Optical fiber is an ultra-thin, extremely flexible thread of glass that enables us to transmit information at high speeds across the room or across the world. Corning invented the first commercially viable low-loss optical fiber in 1970, and this glass technology has continued to improve in order to meet the growing bandwidth demands of today’s always-on world.
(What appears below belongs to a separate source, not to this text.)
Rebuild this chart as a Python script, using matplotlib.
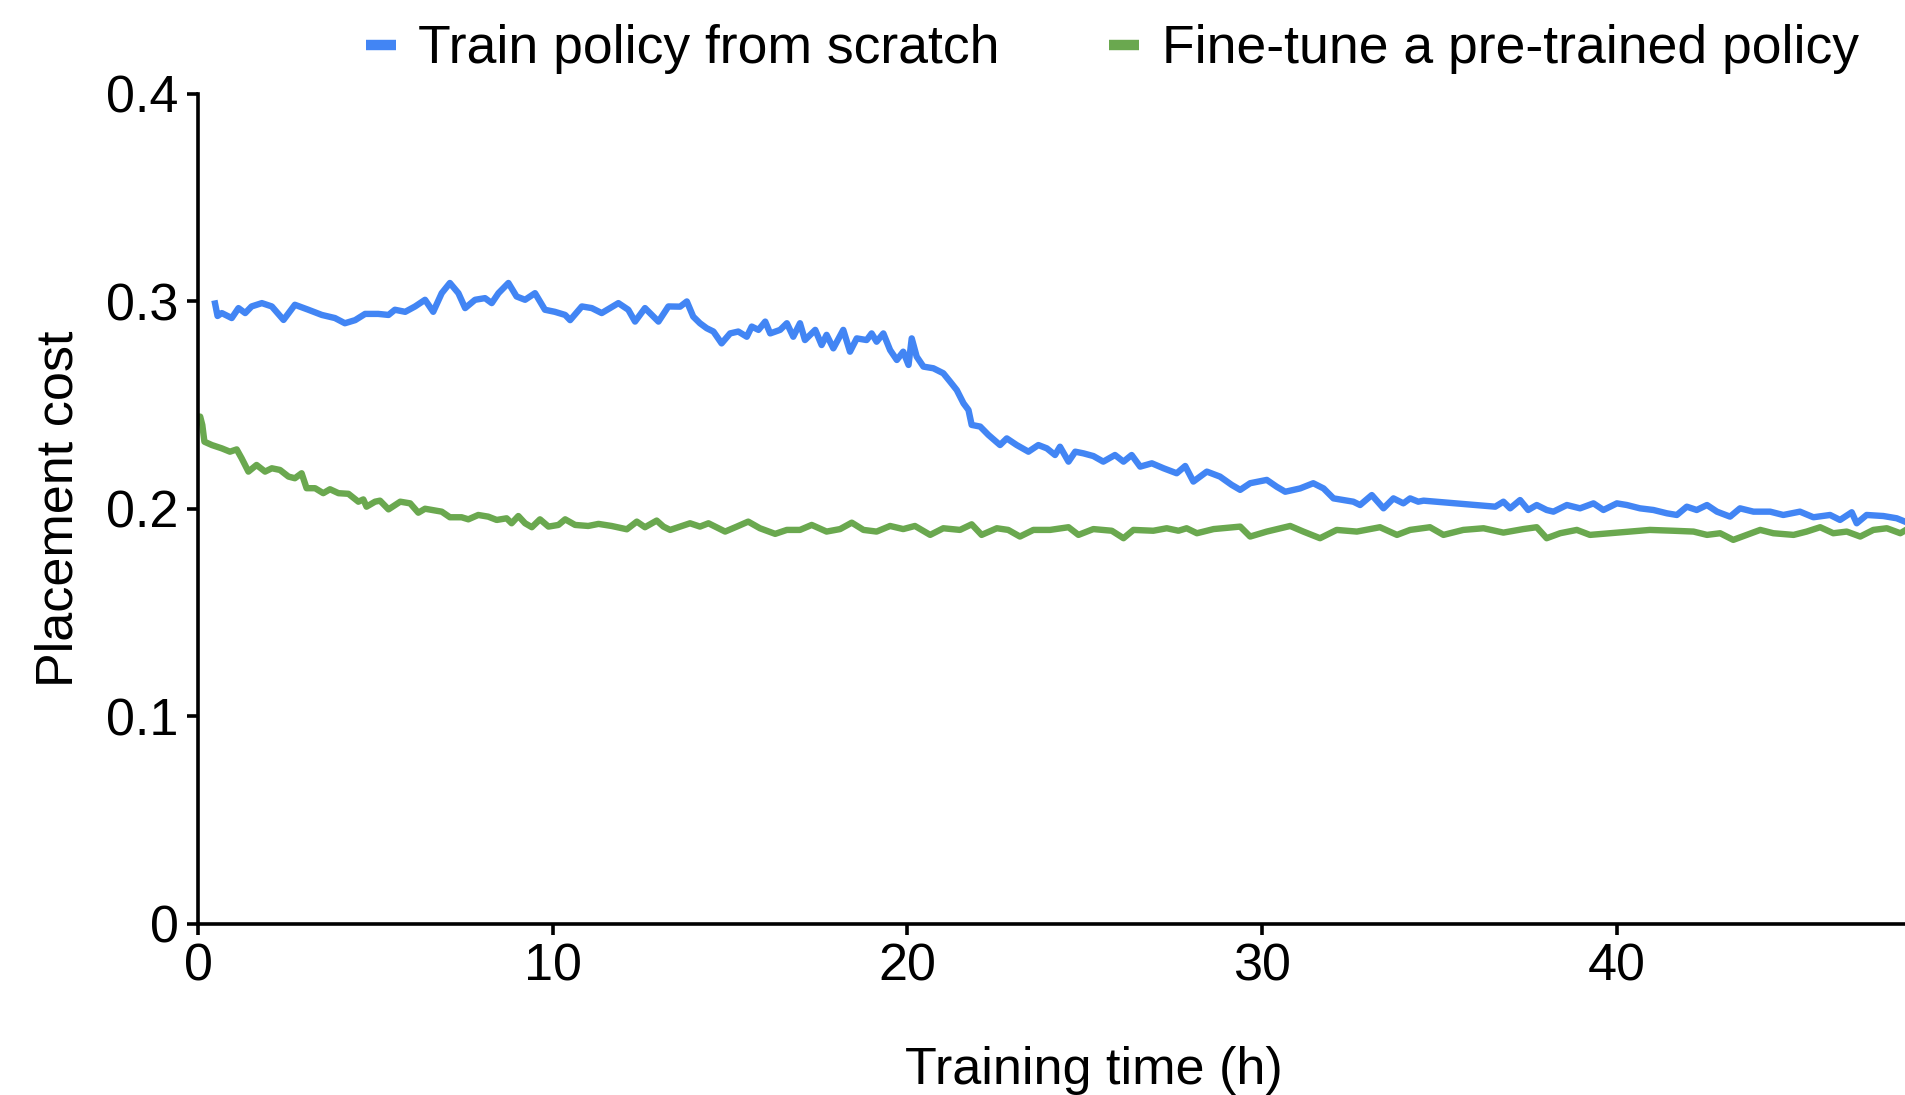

But why does glass optical fiber matter for today’s telecommunications networks? Here are four facts that answer this question.

Fiber is fast

When it comes to bandwidth, fiber is king. It can transmit more than 10 terabits of data per second over a distance of 10,000 kilometers. What does that mean? It would take approximately 25 seconds to send the entire Library of Congress from San Francisco to Tokyo.

Fiber bends

While the glass we use every day seems inflexible, Corning’s revolutionary single-mode and multimode optical fiber is flexible enough to bend around tight corners, twist into hard-to-reach places and loop within smaller terminal boxes without sacrificing performance.

Fiber is strong

Compared to other materials, optical fiber is incredibly durable and tough. For example, optical fiber is three times stronger than high-tensile steel and is six times strong than titanium.

Fiber is more secure

Unlike copper wires, it is very difficult to tap or bug optical fiber. It is easy to spot when someone attempts to tap into a fiber cable because maintenance systems can detect a loss in optical signals being transmitted.